De liquiditeitsbehoefte van beleggers en de voorkeur voor beleggen schommelt zowel op de lange termijn als op de korte termijn. Wanneer we liquiditeiten beschikbaar hebben willen we die graag kunnen inzetten en als we liquiditeiten nodig hebben onttrekken we die aan markten.
Hoe beïnvloedt deze dash for cash-behoefte de aandelenprijzen?
Volgens traditionele financiële theorieën, een gedachtegoed dat de meeste beleggers geleerd hebben tijdens hun opleiding, oefent onze behoefte naar liquiditeit geen invloed uit op de aandelenprijzen.
Arbitragepartijen
Het idee hierachter is dat schommelingen in vraag en aanbod naar beleggingsinstrumenten opgevangen zouden worden door arbitragepartijen.
Bijvoorbeeld, als er op een bepaald moment veel vraag is naar een NN-aandeel, zou dit de prijs iets moeten opdrijven omdat de vraag het aanbod overschrijdt op de huidige koers, net zoals meer vraag naar bloemen de tulpenprijs opdrijft.

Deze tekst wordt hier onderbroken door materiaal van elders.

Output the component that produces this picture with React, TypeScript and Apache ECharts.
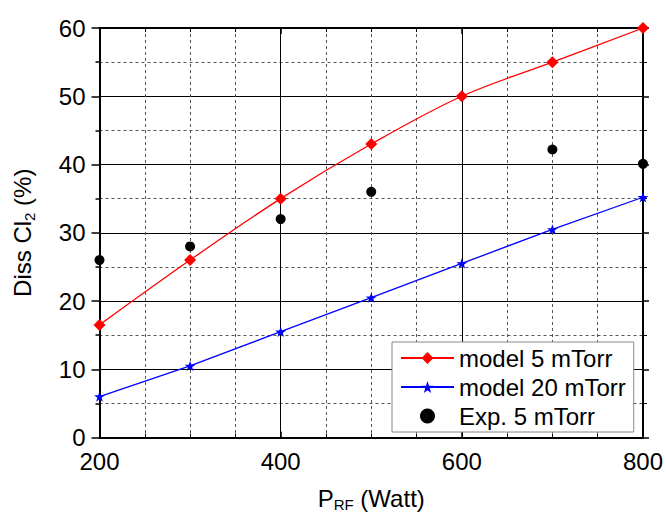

Dit komt omdat prijzen dan boven hun intrinsieke waarde van de kasstromen (lees: verwachte dividenden) handelen, indien arbitragepartijen (de market makers, renaissance like-hedgefunds en prop. books van investmentbanken) dit verschil zien en direct corrigeren.
Liquiditeitsbehoefte
Deze theorie is door vele Nobelprijswinnaars ontwikkeld en verfijnd, maar in de praktijk gaat het niet altijd op.
Neem bijvoorbeeld het volgende patroon in de liquiditeitsbehoefte van beleggers. Vanwege betalingsverplichtingen gedurende de maand en kasinstromen tegen het einde van de maand, hebben veel beleggers behoefte aan liquiditeit rond deze tijd en juist veel liquiditeit beschikbaar rond het einde van de maand.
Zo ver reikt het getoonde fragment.